Sur cette caricature de Lucas Cranach, des paysans allemands, devenus protestants, montrent leurs fesses et pètent au nez du pape
Sur cette caricature de Lucas Cranach, des paysans allemands, devenus protestants, montrent leurs fesses et pètent au nez du pape

La population proteste bien avant les réseaux sociaux

Guillaume Doizy : "Si on regarde le passé, on s’aperçoit que la caricature, le dessin de presse, par essence, suscitent des réactions violentes. Jusqu’à la fin du XIXe siècle, dans les démocraties parlementaires, ce sont plutôt les gouvernements qui se sont acharnés contre les caricatures et qui ont légiféré, qui ont fait des lois. On dit aujourd’hui finalement que ce qui a changé par rapport à cette période, c’est que maintenant la rue fait la loi."

Mais la polémique populaire ne date pas des réseaux sociaux.

Guillaume Doizy : "La rue, elle existe bien avant notre période actuelle. On peut prendre l’exemple de la première élection présidentielle française en 1848. Le gouvernement de l’époque, et parmi eux, le président du Conseil, qui est l'un des candidats, utilise beaucoup de caricatures en province avec l’argent public. La cible principale des caricatures de l’époque qui sont publiées sous forme de lithographies, de feuilles volantes, c’est Louis-Napoléon Bonaparte, un des cinq candidats. "

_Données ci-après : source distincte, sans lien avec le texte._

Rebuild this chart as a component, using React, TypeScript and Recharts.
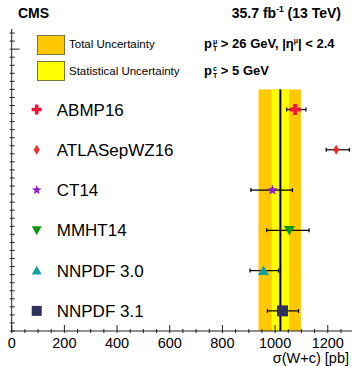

Louis-Napoléon Bonaparte, repu et alcoolisé, est comparé à son oncle, Napoléon Ier, glorieux vainqueur à Austerlitz
Louis-Napoléon Bonaparte, repu et alcoolisé, est comparé à son oncle, Napoléon Ier, glorieux vainqueur à Austerlitz
- Droits : Gallica

Guillaume Doizy :"Les partisans de Louis-Napoléon se dirigent dans tout un tas de villes de province, vers les librairies, vers les devantures dans lesquelles sont présentées ces caricatures, cassent des devantures, exigent des libraires qu’ils suppriment ces lithographies, qu’ils les déchirent devant eux sous peine de les molester. Le résultat de l’élection, bien que la majorité des journaux lui soit défavorable, c’est la victoire de Louis-Napoléon Bonaparte. Donc on voit bien que finalement, à l’époque, et encore aujourd’hui, on croit que la caricature a un pouvoir particulier et en fait il y a plein de moments de l’histoire où l'on voit que non, ce pouvoir en fait est très limité."